BARIŞ VE MUTLULUĞUN FİGÜRLERİ KAYA RESİMLERİNDE GÖRÜLÜYOR


Almanya’nın Hamburg kentinde yaşayan Uluslararası Resim ve Enstalasyon sanatçısı Ahmet Dilek; Latmos’un doğal ve kültürel kaynak açısından değerlendirilmesi gereken özelliklere ve güzelliklere sahip olduğunu belirtti. Yürüyüşlerin, göçlerin, agresif saldırganlıkların, savaş ve çatışmaların, temelde Dünyanın manyetik merkezi yani magmanın agresifleşen hareketleriyle manyetik bir ilişkisi olduğunu, bu manyetik etkilenmenin kırılamayacağını düşündüğünü ancak bu enerji akışının negatiften pozitife yönlendirilebileceğini vurgulayan Dilek, “Barışın ve mutluluğun figürlerinin yer aldığı Latmos kaya resimlerinin izleri arasındaki bağı kurarak anlamlandırmaya çalışıyoruz” ifadelerini kullandı.

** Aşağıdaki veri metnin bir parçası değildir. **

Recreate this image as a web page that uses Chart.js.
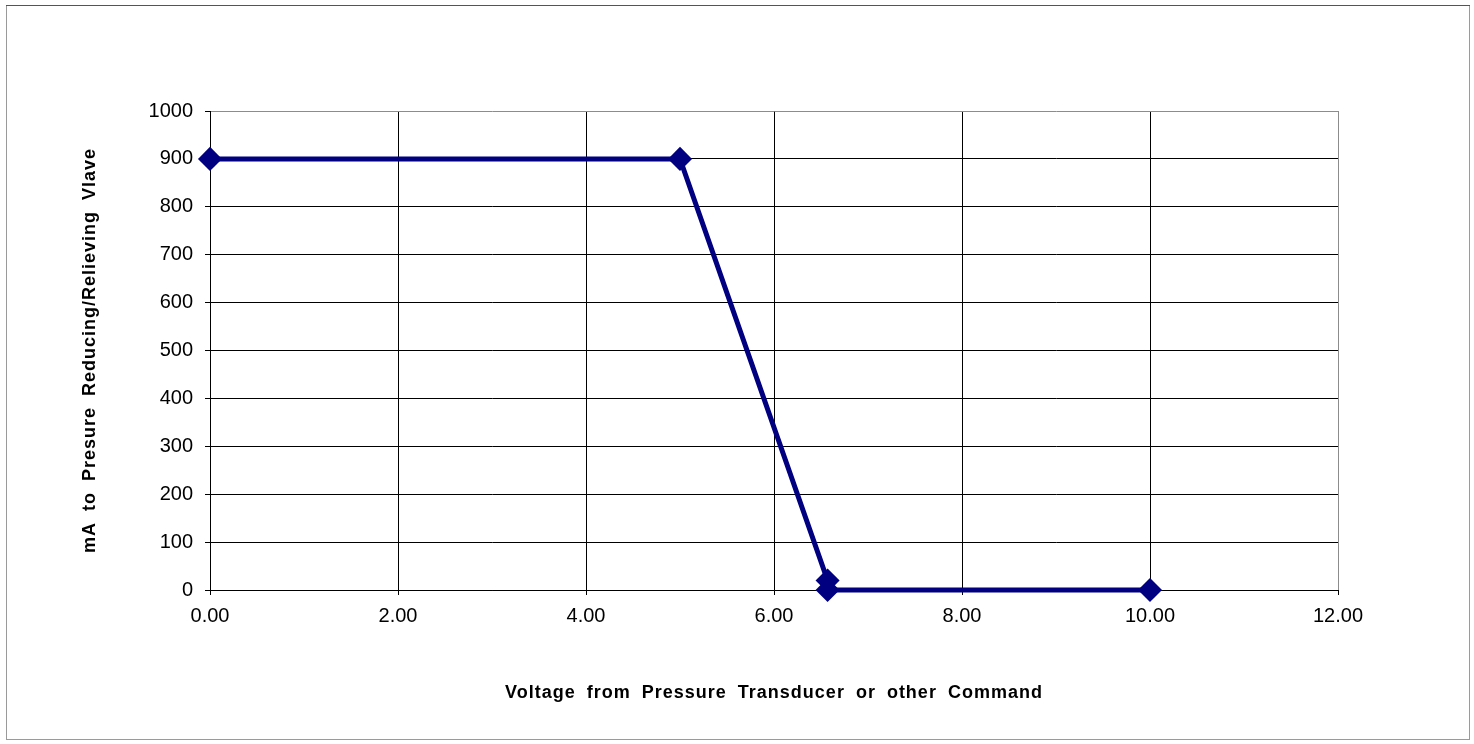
<!DOCTYPE html>
<html>
<head>
<meta charset="utf-8">
<script src="https://cdn.jsdelivr.net/npm/chart.js@4/dist/chart.umd.min.js"></script>
<style>
  html, body { margin: 0; padding: 0; background: #fff; }
  #wrap { width: 1474px; height: 744px; position: relative; }
</style>
</head>
<body>
<div id="wrap"><canvas id="chart" width="1474" height="744"></canvas></div>
<script>
'use strict';

const voltage = [0, 5.0, 6.57, 6.57, 10.0];
const milliamps = [900, 900, 20, 0, 0];
const xTitle = 'Voltage from Pressure Transducer or other Command';
const yTitle = 'mA to Presure Reducing/Relieving Vlave';

const lineColor = '#000080';
const fontFamily = '"Liberation Sans", Arial, sans-serif';

// outer frame like the spreadsheet chart area, plus spaced-out axis titles
const framePlugin = {
  id: 'frame',
  beforeDraw: (chart) => {
    const { ctx } = chart;
    ctx.save();
    ctx.fillStyle = '#fff';
    ctx.fillRect(0, 0, chart.width, chart.height);
    ctx.lineWidth = 1;
    ctx.strokeStyle = '#9a9a9a';
    ctx.strokeRect(6.5, 5.5, 1463, 734);
    ctx.strokeStyle = '#555';
    ctx.beginPath();
    ctx.moveTo(6, 5.5);
    ctx.lineTo(1470, 5.5);
    ctx.stroke();
    ctx.restore();

    Object.values(chart.scales).forEach((scale) => {
      if (scale._spacedTitle) return;
      const original = scale.drawTitle.bind(scale);
      scale.drawTitle = () => {
        ctx.save();
        ctx.letterSpacing = '1px';
        ctx.wordSpacing = '5px';
        original();
        ctx.restore();
      };
      scale._spacedTitle = true;
    });
  },
};

new Chart(document.getElementById('chart'), {
  type: 'line',
  data: {
    datasets: [{
      data: voltage.map((v, i) => ({ x: v, y: milliamps[i] })),
      borderColor: lineColor,
      backgroundColor: lineColor,
      borderWidth: 5,
      pointStyle: 'rectRot',
      pointRadius: 8.5,
      pointHoverRadius: 8.5,
      tension: 0,
      fill: false,
      clip: false,
    }],
  },
  options: {
    responsive: false,
    animation: false,
    layout: { padding: { left: 75, right: 136, top: 111, bottom: 36 } },
    plugins: {
      legend: { display: false },
      tooltip: { enabled: false },
    },
    scales: {
      x: {
        type: 'linear',
        min: 0,
        max: 12,
        afterFit: (scale) => { scale.height = 118; },
        ticks: {
          stepSize: 2,
          color: '#000',
          padding: 9,
          font: { family: fontFamily, size: 20 },
          callback: (v) => Number(v).toFixed(2),
        },
        grid: {
          color: (c) => (c.tick && c.tick.value === 12 ? '#8c8c8c' : '#000'),
          lineWidth: 1,
          tickLength: 5,
          tickColor: '#000',
        },
        border: { color: '#000', width: 1 },
        title: {
          display: true,
          text: xTitle,
          color: '#000',
          font: { family: fontFamily, size: 18, weight: 'bold' },
        },
      },
      y: {
        min: 0,
        max: 1000,
        afterFit: (scale) => { scale.width = 135; },
        ticks: {
          stepSize: 100,
          color: '#000',
          padding: 12,
          font: { family: fontFamily, size: 20 },
          callback: (v) => String(v),
        },
        grid: {
          color: (c) => (c.tick && c.tick.value === 1000 ? '#8c8c8c' : '#000'),
          lineWidth: 1,
          tickLength: 5,
          tickColor: '#000',
        },
        border: { color: '#000', width: 1 },
        title: {
          display: true,
          text: yTitle,
          color: '#000',
          font: { family: fontFamily, size: 18, weight: 'bold' },
        },
      },
    },
  },
  plugins: [framePlugin],
});
</script>
</body>
</html>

LATMOS'DA İNSAN KENDİNİ FARKLI BİR GEZEGENDE HİSSEDİYOR


Öte yandan yetkililer, tarihi mirasla ilgili, “1994 Yılında Alman arkeolog Dr. Anneliese Peschlow tarafından tespit edilen ve M.Ö. 5. ve 6. Bin yıla tarihlenen tarih öncesi kaya resimleri, Aydın iline bağlı Söke, Koçarlı, Çine ve Muğla iline bağlı Milas bölgelerinde bulunmaktadır. Genellikle kadın, erkek ve çocuk figürlerinden oluşan resimler, aileyi, düğün törenlerini, ilkbahar şenliklerini, dağ tanrılarını betimlemekte ve hiçbir şiddet sahnesine rastlanmamakta ve bütünlüklü komposizyonlar oluşturmaktadır. Latmos Dağları’nın tanıtımına katkı sağlayacak proje için, Aydın ve Muğla Valiliklerinin ve kurumlarının destekleri olumlu sonuçlar getirecektir. Latmos’un kaya resimlerinin korunması ve tanıtılmasına yönelik Aydın ve Muğla İl Kültür ve Turizm Müdürlükleri iş birliği yapacaklar ve Latmos’un kültürel miraslarını tüm dünyaya tanıtacaklardır. İçine girildiğinde insanın kendini farklı bir gezegende hissettiği Latmos (Beşparmak) Dağları, kültürel kaynak değerleri, bitki çeşitliliği, yaban hayatı, olağanüstü kaya oluşumlarıyla, tüm dünyanın ilgisini çekebilecek özelliklere sahip adeta bir açık hava müzesi ve önemli bir doğa alanıdır” açıklamasını yaptı.